4. Flessibilità sostenibile
Il presidente dell’INPS ha parlato della possibilità di lasciare il lavoro in anticipo di qualche anno spalmando su più anni il montante dei contributi, in modo da non peggiorare il “debito” previdenziale. Chi va in pensione prima dovrebbe diluire la cifra che ha accumulato in contributi su molte più mensilità di chi va in pensione dopo, a condizione che si rispettino gli standard di una vita dignitosa. Spiega il Sole 24 Ore: «In altre parole, chi vuole dedicare meno tempo al proprio lavoro negli ultimi anni di carriera può farlo senza contraccolpi sul destino previdenziale (e non solo) della forza lavoro di età più giovane».

Per Boeri, inoltre, «questa flessibilità può essere molto utile in fase di recessione perché permette che parte dell’aggiustamento del mercato del lavoro agli shock macroeconomici avvenga attraverso riduzione dell’offerta di lavoro anziché generando disoccupazione, come avvenuto negli ultimi sette anni».

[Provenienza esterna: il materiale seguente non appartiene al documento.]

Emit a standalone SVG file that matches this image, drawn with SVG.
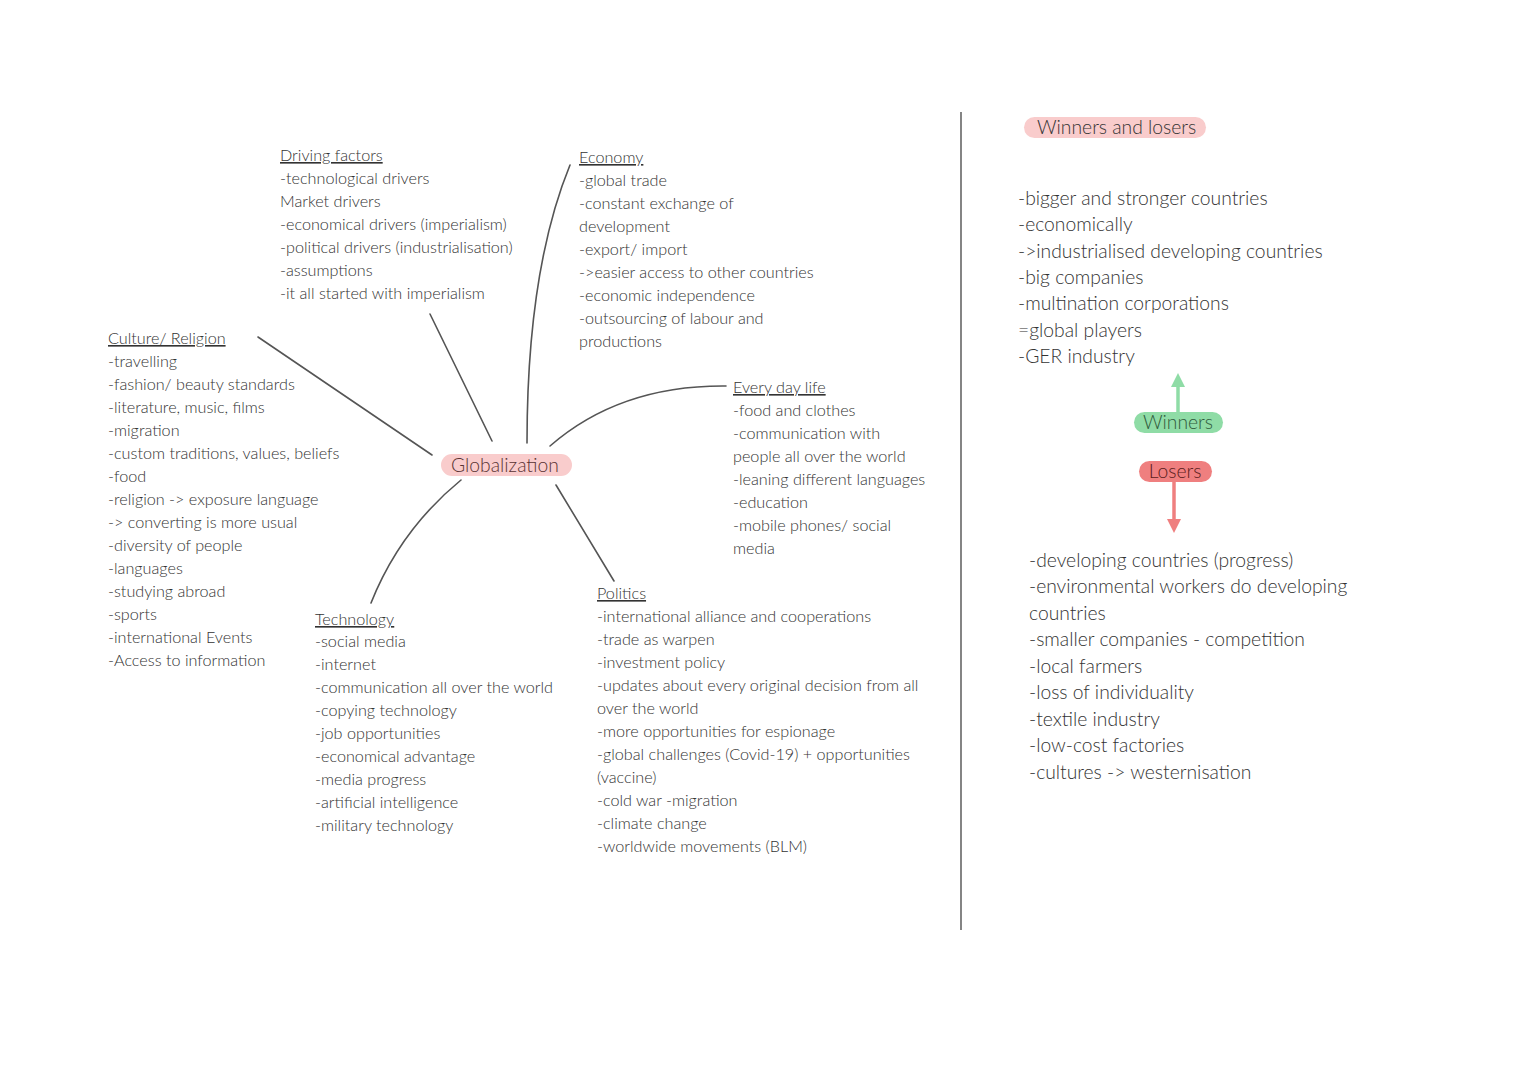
<svg xmlns="http://www.w3.org/2000/svg" width="1527" height="1080" viewBox="0 0 1527 1080">
<defs>
<style>
text{font-family:"Lato","Liberation Sans",sans-serif;font-weight:300;fill:#333}
.s{font-size:16.2px}
.b{font-size:19.3px}
.h{text-decoration:underline}
.c{fill:none;stroke:#555;stroke-width:1.6;stroke-linecap:round}
</style>
<marker id="ag" viewBox="0 0 10 10" refX="5" refY="5" markerWidth="4" markerHeight="4" orient="auto"><path d="M0,0 L10,5 L0,10 z" fill="#8fdca6"/></marker>
<marker id="ar" viewBox="0 0 10 10" refX="5" refY="5" markerWidth="4" markerHeight="4" orient="auto"><path d="M0,0 L10,5 L0,10 z" fill="#ef7f7f"/></marker>
</defs>
<rect width="1527" height="1080" fill="#fff"/>

<g id="connectors">
<path class="c" d="M430,314 L492,441"/>
<path class="c" d="M570,165 Q527,270 527,443"/>
<path class="c" d="M258,337 L432,455"/>
<path class="c" d="M550,446 Q620,385 726,386"/>
<path class="c" d="M461,480 Q400,530 371,603"/>
<path class="c" d="M556,485 L614,581"/>
<path d="M961,112 L961,930" stroke="#666" stroke-width="1.6"/>
<path d="M1178,412 L1178,380" stroke="#8fdca6" stroke-width="3.5" marker-end="url(#ag)"/>
<path d="M1174,482 L1174,526" stroke="#ef7f7f" stroke-width="3.5" marker-end="url(#ar)"/>
</g>

<g id="globalization">
<rect x="441" y="454" width="131" height="22" rx="11" fill="#f9cccc"/>
<text x="505" y="472" class="b" text-anchor="middle" style="fill:#5a3333">Globalization</text>
</g>

<g id="driving-factors" class="s">
<text x="280" y="161" class="h">Driving factors</text>
<text x="280" y="184">-technological drivers</text>
<text x="280" y="207">Market drivers</text>
<text x="280" y="230">-economical drivers (imperialism)</text>
<text x="280" y="253">-political drivers (industrialisation)</text>
<text x="280" y="276">-assumptions</text>
<text x="280" y="299">-it all started with imperialism</text>
</g>

<g id="economy" class="s">
<text x="579" y="163" class="h">Economy</text>
<text x="579" y="186">-global trade</text>
<text x="579" y="209">-constant exchange of</text>
<text x="579" y="232">development</text>
<text x="579" y="255">-export/ import</text>
<text x="579" y="278">-&gt;easier access to other countries</text>
<text x="579" y="301">-economic independence</text>
<text x="579" y="324">-outsourcing of labour and</text>
<text x="579" y="347">productions</text>
</g>

<g id="culture-religion" class="s">
<text x="108" y="344" class="h">Culture/ Religion</text>
<text x="108" y="367">-travelling</text>
<text x="108" y="390">-fashion/ beauty standards</text>
<text x="108" y="413">-literature, music, films</text>
<text x="108" y="436">-migration</text>
<text x="108" y="459">-custom traditions, values, beliefs</text>
<text x="108" y="482">-food</text>
<text x="108" y="505">-religion -&gt; exposure language</text>
<text x="108" y="528">-&gt; converting is more usual</text>
<text x="108" y="551">-diversity of people</text>
<text x="108" y="574">-languages</text>
<text x="108" y="597">-studying abroad</text>
<text x="108" y="620">-sports</text>
<text x="108" y="643">-international Events</text>
<text x="108" y="666">-Access to information</text>
</g>

<g id="every-day-life" class="s">
<text x="733" y="393" class="h">Every day life</text>
<text x="733" y="416">-food and clothes</text>
<text x="733" y="439">-communication with</text>
<text x="733" y="462">people all over the world</text>
<text x="733" y="485">-leaning different languages</text>
<text x="733" y="508">-education</text>
<text x="733" y="531">-mobile phones/ social</text>
<text x="733" y="554">media</text>
</g>

<g id="technology" class="s">
<text x="315" y="625" class="h">Technology</text>
<text x="315" y="647">-social media</text>
<text x="315" y="670">-internet</text>
<text x="315" y="693">-communication all over the world</text>
<text x="315" y="716">-copying technology</text>
<text x="315" y="739">-job opportunities</text>
<text x="315" y="762">-economical advantage</text>
<text x="315" y="785">-media progress</text>
<text x="315" y="808">-artificial intelligence</text>
<text x="315" y="831">-military technology</text>
</g>

<g id="politics" class="s">
<text x="597" y="599" class="h">Politics</text>
<text x="597" y="622">-international alliance and cooperations</text>
<text x="597" y="645">-trade as warpen</text>
<text x="597" y="668">-investment policy</text>
<text x="597" y="691">-updates about every original decision from all</text>
<text x="597" y="714">over the world</text>
<text x="597" y="737">-more opportunities for espionage</text>
<text x="597" y="760">-global challenges (Covid-19) + opportunities</text>
<text x="597" y="783">(vaccine)</text>
<text x="597" y="806">-cold war -migration</text>
<text x="597" y="829">-climate change</text>
<text x="597" y="852">-worldwide movements (BLM)</text>
</g>

<g id="winners-and-losers">
<rect x="1024" y="117" width="182" height="21" rx="10.5" fill="#f9cccc"/>
<text x="1037" y="134" class="b">Winners and losers</text>
</g>

<g id="winners-list" class="b">
<text x="1018" y="205">-bigger and stronger countries</text>
<text x="1018" y="231">-economically</text>
<text x="1018" y="258">-&gt;industrialised developing countries</text>
<text x="1018" y="284">-big companies</text>
<text x="1018" y="310">-multination corporations</text>
<text x="1018" y="337">=global players</text>
<text x="1018" y="363">-GER industry</text>
</g>

<g id="winners">
<rect x="1134" y="412" width="89" height="21" rx="10.5" fill="#8fdca6"/>
<text x="1178" y="429" class="b" text-anchor="middle" style="fill:#2f5a3c">Winners</text>
</g>

<g id="losers">
<rect x="1139" y="461" width="73" height="21" rx="10.5" fill="#ef7f7f"/>
<text x="1175" y="478" class="b" text-anchor="middle" style="fill:#5a2020">Losers</text>
</g>

<g id="losers-list" class="b">
<text x="1029" y="567">-developing countries (progress)</text>
<text x="1029" y="593">-environmental workers do developing</text>
<text x="1029" y="620">countries</text>
<text x="1029" y="646">-smaller companies - competition</text>
<text x="1029" y="673">-local farmers</text>
<text x="1029" y="699">-loss of individuality</text>
<text x="1029" y="726">-textile industry</text>
<text x="1029" y="752">-low-cost factories</text>
<text x="1029" y="779">-cultures -&gt; westernisation</text>
</g>
</svg>
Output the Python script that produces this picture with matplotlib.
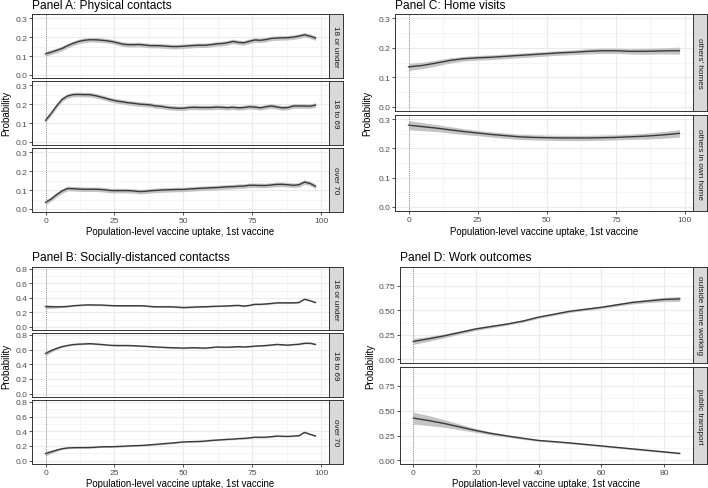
import matplotlib
matplotlib.use("Agg")
import matplotlib.pyplot as plt
import numpy as np

plt.rcParams['font.family'] = ['Liberation Sans', 'DejaVu Sans']

W, H = 708, 489

# ---------------- data ----------------
x_ab = list(range(0, 100, 2))  # 0..98

a_under18 = [0.112, 0.12, 0.13, 0.14, 0.155, 0.167, 0.177, 0.183, 0.186, 0.186,
             0.184, 0.181, 0.177, 0.17, 0.163, 0.16, 0.16, 0.161, 0.158, 0.155,
             0.155, 0.154, 0.152, 0.15, 0.15, 0.152, 0.154, 0.156, 0.157, 0.157,
             0.16, 0.164, 0.166, 0.17, 0.177, 0.172, 0.17, 0.178, 0.185, 0.183,
             0.187, 0.193, 0.195, 0.196, 0.197, 0.2, 0.205, 0.212, 0.205, 0.195]
a_18to69 = [0.114, 0.15, 0.19, 0.225, 0.243, 0.25, 0.251, 0.25, 0.25, 0.245,
            0.238, 0.23, 0.222, 0.216, 0.212, 0.207, 0.204, 0.2, 0.198, 0.196,
            0.19, 0.188, 0.183, 0.18, 0.178, 0.178, 0.182, 0.183, 0.182, 0.182,
            0.182, 0.184, 0.183, 0.181, 0.183, 0.18, 0.182, 0.186, 0.184, 0.18,
            0.186, 0.19, 0.185, 0.18, 0.182, 0.19, 0.19, 0.19, 0.189, 0.195]
a_over70 = [0.035, 0.052, 0.075, 0.095, 0.108, 0.107, 0.105, 0.104, 0.104, 0.104,
            0.103, 0.1, 0.097, 0.097, 0.097, 0.097, 0.095, 0.092, 0.093, 0.096,
            0.098, 0.1, 0.101, 0.102, 0.103, 0.103, 0.105, 0.107, 0.109, 0.11,
            0.112, 0.113, 0.115, 0.117, 0.118, 0.12, 0.121, 0.125, 0.125, 0.124,
            0.124, 0.127, 0.13, 0.13, 0.128, 0.125, 0.128, 0.142, 0.135, 0.12]
a_se = [0.012] * 50

b_under18 = [0.278, 0.276, 0.275, 0.276, 0.28, 0.29, 0.295, 0.3, 0.302, 0.3,
             0.3, 0.296, 0.292, 0.29, 0.29, 0.29, 0.29, 0.29, 0.288, 0.28,
             0.275, 0.275, 0.276, 0.275, 0.27, 0.265, 0.268, 0.272, 0.275, 0.276,
             0.28, 0.283, 0.285, 0.287, 0.292, 0.295, 0.285, 0.295, 0.31, 0.31,
             0.315, 0.322, 0.33, 0.33, 0.33, 0.33, 0.335, 0.38, 0.36, 0.335]
b_18to69 = [0.545, 0.585, 0.615, 0.64, 0.655, 0.668, 0.673, 0.676, 0.68, 0.675,
            0.67, 0.663, 0.657, 0.655, 0.655, 0.655, 0.652, 0.648, 0.645, 0.64,
            0.635, 0.632, 0.628, 0.625, 0.623, 0.62, 0.623, 0.625, 0.622, 0.62,
            0.626, 0.635, 0.633, 0.632, 0.635, 0.64, 0.635, 0.64, 0.647, 0.65,
            0.655, 0.662, 0.67, 0.665, 0.66, 0.668, 0.672, 0.685, 0.686, 0.67]
b_over70 = [0.095, 0.12, 0.143, 0.163, 0.173, 0.177, 0.178, 0.178, 0.179, 0.183,
            0.188, 0.19, 0.19, 0.193, 0.196, 0.2, 0.204, 0.206, 0.21, 0.216,
            0.222, 0.228, 0.235, 0.24, 0.248, 0.255, 0.258, 0.26, 0.262, 0.267,
            0.275, 0.28, 0.285, 0.29, 0.293, 0.3, 0.303, 0.31, 0.32, 0.318,
            0.32, 0.327, 0.335, 0.332, 0.33, 0.335, 0.34, 0.385, 0.36, 0.335]
b_se = [0.03, 0.022, 0.016, 0.012, 0.01] + [0.009] * 45

x_c = [0, 5, 10, 15, 20, 25, 30, 35, 40, 45, 50, 55, 60, 65, 70, 75, 80, 85, 90, 95, 98]
c_others_homes = [0.135, 0.14, 0.148, 0.157, 0.163, 0.166, 0.168, 0.171, 0.174, 0.177,
                  0.18, 0.183, 0.185, 0.188, 0.19, 0.19, 0.188, 0.188, 0.189, 0.19, 0.19]
c_others_se = [0.012, 0.011, 0.01, 0.009, 0.008, 0.008, 0.008, 0.008, 0.008, 0.008,
               0.008, 0.008, 0.008, 0.009, 0.009, 0.009, 0.009, 0.01, 0.01, 0.011, 0.012]
c_own_home = [0.28, 0.275, 0.27, 0.264, 0.258, 0.253, 0.248, 0.244, 0.24, 0.238,
              0.237, 0.236, 0.236, 0.236, 0.237, 0.238, 0.24, 0.242, 0.245, 0.249, 0.252]
c_own_se = [0.016, 0.014, 0.012, 0.011, 0.01, 0.009, 0.009, 0.009, 0.009, 0.009,
            0.009, 0.009, 0.009, 0.009, 0.009, 0.009, 0.009, 0.01, 0.011, 0.012, 0.013]

x_d = [0, 5, 10, 15, 20, 25, 30, 35, 40, 45, 50, 55, 60, 65, 70, 75, 80, 85]
d_outside_work = [0.182, 0.21, 0.24, 0.275, 0.31, 0.335, 0.36, 0.39, 0.43, 0.46,
                  0.49, 0.51, 0.53, 0.555, 0.58, 0.595, 0.61, 0.615]
d_outside_se = [0.03, 0.025, 0.02, 0.017, 0.015, 0.013, 0.012, 0.012, 0.012, 0.012,
                0.012, 0.012, 0.013, 0.014, 0.016, 0.018, 0.022, 0.025]
d_public = [0.425, 0.4, 0.37, 0.335, 0.3, 0.27, 0.245, 0.222, 0.2, 0.188,
            0.175, 0.16, 0.145, 0.13, 0.115, 0.1, 0.085, 0.07]
d_public_se = [0.06, 0.05, 0.038, 0.028, 0.02, 0.015, 0.012, 0.01, 0.009, 0.008,
               0.008, 0.008, 0.008, 0.008, 0.008, 0.008, 0.008, 0.008]

titles = ["Panel A: Physical contacts", "Panel B: Socially-distanced contactss",
          "Panel C: Home visits", "Panel D: Work outcomes"]
age_strips = ["18 or under", "18 to 69", "over 70"]
home_strips = ["others' homes", "others in own home"]
work_strips = ["outside home working", "public transport"]
xlabel = "Population-level vaccine uptake, 1st vaccine"

fig = plt.figure(figsize=(W / 100, H / 100), dpi=100)


def box(l, t, r, b):
    return [l / W, 1 - b / H, (r - l) / W, (b - t) / H]


def panel(l, t, r, b, strip_w, xs, ys, se, strip, xlim, ylim, xt, xminor, yt, yminor,
          ytl, show_x):
    ax = fig.add_axes(box(l, t, r, b))
    ax.set_xlim(*xlim)
    ax.set_ylim(*ylim)
    for v in xminor:
        ax.axvline(v, color='#f2f2f2', lw=0.5, zorder=0)
    for v in yminor:
        ax.axhline(v, color='#f2f2f2', lw=0.5, zorder=0)
    for v in xt:
        ax.axvline(v, color='#ebebeb', lw=0.8, zorder=0)
    for v in yt:
        ax.axhline(v, color='#ebebeb', lw=0.8, zorder=0)
    xs = np.array(xs, float)
    ys = np.array(ys, float)
    se = np.array(se, float)
    ax.fill_between(xs, ys - se, ys + se, color='#c4c4c4', lw=0, zorder=2)
    ax.plot(xs, ys, color='#3a3a3a', lw=1.0, zorder=3)
    ax.axvline(0, color='#777777', lw=0.6, ls=(0, (1, 1.5)), zorder=4)
    ax.set_yticks(yt)
    ax.set_yticklabels(ytl)
    ax.set_xticks(xt)
    if not show_x:
        ax.set_xticklabels([])
    ax.tick_params(axis='both', length=2.2, width=0.6, color='#333333',
                   labelsize=6.1, labelcolor='#4d4d4d', pad=1.2)
    if not show_x:
        ax.tick_params(axis='x', length=0)
    for s in ax.spines.values():
        s.set_color('#333333')
        s.set_linewidth(0.7)
    # strip
    sx = fig.add_axes(box(r, t, r + strip_w, b))
    sx.set_facecolor('#d9d9d9')
    sx.set_xticks([])
    sx.set_yticks([])
    for s in sx.spines.values():
        s.set_color('#333333')
        s.set_linewidth(0.7)
    sx.text(0.5, 0.5, strip, rotation=-90, ha='center', va='center',
            fontsize=5.9, color='#1a1a1a', transform=sx.transAxes)
    return ax


# Panel A
a_rows = [(15, 79), (82, 146), (149, 213)]
a_data = [a_under18, a_18to69, a_over70]
for i, ((t, b), ys) in enumerate(zip(a_rows, a_data)):
    panel(32, t, 329, b, 14, x_ab, ys, a_se, age_strips[i], (-4.9, 102.9), (-0.016, 0.322),
          [0, 25, 50, 75, 100], [12.5, 37.5, 62.5, 87.5], [0, 0.1, 0.2, 0.3],
          [0.05, 0.15, 0.25], ["0.0", "0.1", "0.2", "0.3"], i == 2)

# Panel B
b_rows = [(268, 331), (334, 398), (401, 465)]
b_data = [b_under18, b_18to69, b_over70]
for i, ((t, b), ys) in enumerate(zip(b_rows, b_data)):
    panel(32, t, 329, b, 14, x_ab, ys, b_se, age_strips[i], (-4.9, 102.9), (-0.045, 0.825),
          [0, 25, 50, 75, 100], [12.5, 37.5, 62.5, 87.5], [0, 0.2, 0.4, 0.6, 0.8],
          [0.1, 0.3, 0.5, 0.7], ["0.0", "0.2", "0.4", "0.6", "0.8"], i == 2)

# Panel C
c_rows = [(15, 112), (116, 212)]
c_data = [(c_others_homes, c_others_se), (c_own_home, c_own_se)]
for i, ((t, b), (ys, se)) in enumerate(zip(c_rows, c_data)):
    panel(395, t, 693, b, 14, x_c, ys, se, home_strips[i], (-4.9, 102.9), (-0.015, 0.315),
          [0, 25, 50, 75, 100], [12.5, 37.5, 62.5, 87.5], [0, 0.1, 0.2, 0.3],
          [0.05, 0.15, 0.25], ["0.0", "0.1", "0.2", "0.3"], i == 1)

# Panel D
d_rows = [(268, 364), (368, 465)]
d_data = [(d_outside_work, d_outside_se), (d_public, d_public_se)]
for i, ((t, b), (ys, se)) in enumerate(zip(d_rows, d_data)):
    panel(400, t, 693, b, 14, x_d, ys, se, work_strips[i], (-4.25, 89.25), (-0.037, 0.94),
          [0, 20, 40, 60, 80], [10, 30, 50, 70], [0, 0.25, 0.5, 0.75],
          [0.125, 0.375, 0.625, 0.875], ["0.00", "0.25", "0.50", "0.75"], i == 1)

# titles and labels
for (tx, ty), ttl in zip([(32, 6), (32, 258), (395, 6), (400, 258)],
                         [titles[0], titles[1], titles[2], titles[3]]):
    fig.text(tx / W, 1 - ty / H, ttl, fontsize=8.6, color='black', ha='left', va='center')

for cx, cy in [(180, 232), (180, 484), (544, 232), (546, 484)]:
    fig.text(cx / W, 1 - cy / H, xlabel, fontsize=6.9, color='black', ha='center', va='center')

for cx, cy in [(6, 113), (6, 366), (367, 113), (370, 366)]:
    fig.text(cx / W, 1 - cy / H, "Probability", fontsize=7.0, color='black', rotation=90,
             ha='center', va='center')

fig.savefig("out.png", dpi=100, facecolor='white')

5. Non si va in pensione, ma si prende la pensione
La premessa di Boeri è che «il rapporto fra contribuenti e pensionati – che nel 2014 era meno di 130 iscritti su 100 pensioni in pagamento – è destinato ulteriormente a peggiorare» e che di questa «necessità vada fatta virtù». L’ultimo punto riguarda dunque la possibilità di versare contributi aggiuntivi in base al principio che “non si va in pensione ma la pensione si prende”, permettendo anche ai pensionati di contribuire al finanziamento della previdenza di chi non si è del tutto ritirato dalla vita attiva. In particolare, Boeri parla di «offrire nuove opportunità di versare e farsi versare contributi, che poi diventeranno un supplemento alla pensione, per chi sta già percependo un trattamento previdenziale», con ulteriori «contributi aggiuntivi da parte dell’azienda ai propri lavoratori».